Erdoğan, Kürtlerden umudunu kestiği için bütün ağırlığını milliyetçiliğe, militarizme ve dinin kullanılmasına verdi. Kürt halkı yıllardır ağır baskı altında. Bütün belediyeleri gasp edildi. Yönetimleri sürekli baskılar ve tutuklanmalarla budandı. Dışlandılar, aşağılandılar, ötekileştirildiler. Bir bütün olarak devlet Kürtlerin üzerine salındı. Rojava ve gerilla bölgeleri sürekli işgal ve saldırıların hedefi oldu. Kürtlere büyük zararlar verdi. Bütün saldırı ve baskılara rağmen Erdoğan Kürtleri sindirmede başarılı olamadı. Kürtler onun iktidarını sarstılar. Boyun eğmediler. Kürtler, İstanbul ve Ankara gibi belediyeleri Erdoğan’dan aldırarak muhalefeti de canlandırdılar. Esasında Kürt halkı direnişi ve siyasi tutumuyla Türkiye’yi değiştirecek, geleceğe dair umutlarını güçlendirecek temel güç oldu. 

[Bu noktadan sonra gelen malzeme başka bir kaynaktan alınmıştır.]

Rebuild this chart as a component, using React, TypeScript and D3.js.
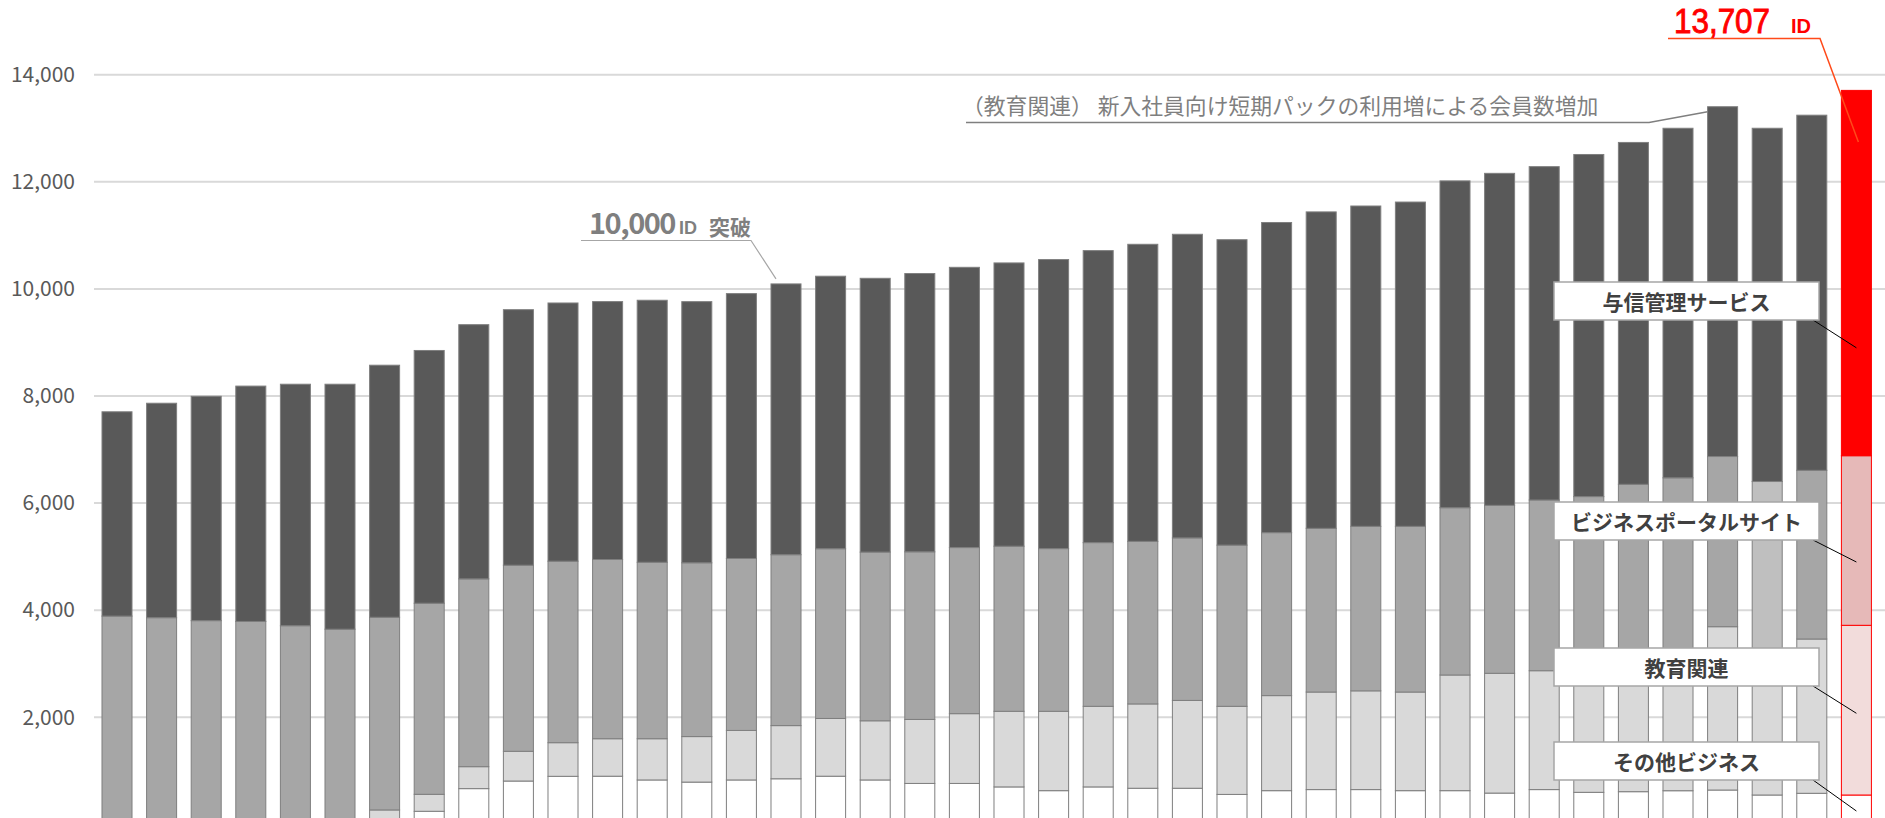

14 Mayıs seçimlerinde Kürt halkı duruşu, tutumu kutlanmayı hakkediyor. Kürtlere yapılan baskının onda biri AKP’ye yapılsaydı AKP diye bir parti kalmazdı. Bütün dışlamalara, açıktan düşman olarak lanse edilmelerine ve devlet güçleri tarafından kuşatılmalarına rağmen başı dik, onurlu duruşundan taviz vermedi, geri adım atmadı. Belki istediği kadar milletvekili çıkaramadı, alabileceği oyları alamadı. Bu daha çok örgütlenme ve planlama yapmayla ilgili bir konu. Yeşil Sol Parti çatısı altında birleşen partiler ve ittifak güçleri kuşkusuz kendi durumlarını analiz edecekler. İttifakı güçlendirmek ve eksiklikleri gidermek eksenli çalışmalarını sürdürecekler.

İkinci tur seçimlerinde daha etkili ve atak bir politika izlemek ve örgütlenme, halkı sandıklara götürme ve sandıkları koruma çalışmalarında herhangi bir gevşeme ve geri adım atma olmamalıdır. Partilerimiz, milletvekili adaylarımız seçime girmiyor deyip kimse geri durmamalıdır. Erdoğan’ı durdurmak ve ona kaybettirmek Türkiye’nin geleceğini ilgilendiriyor. Dolayısıyla herkesi ve her partiyi ilgilendirecek bu tarihi kavşakta finale yaraşır bir ataklık ve girişkenlikle harekete geçilmeli.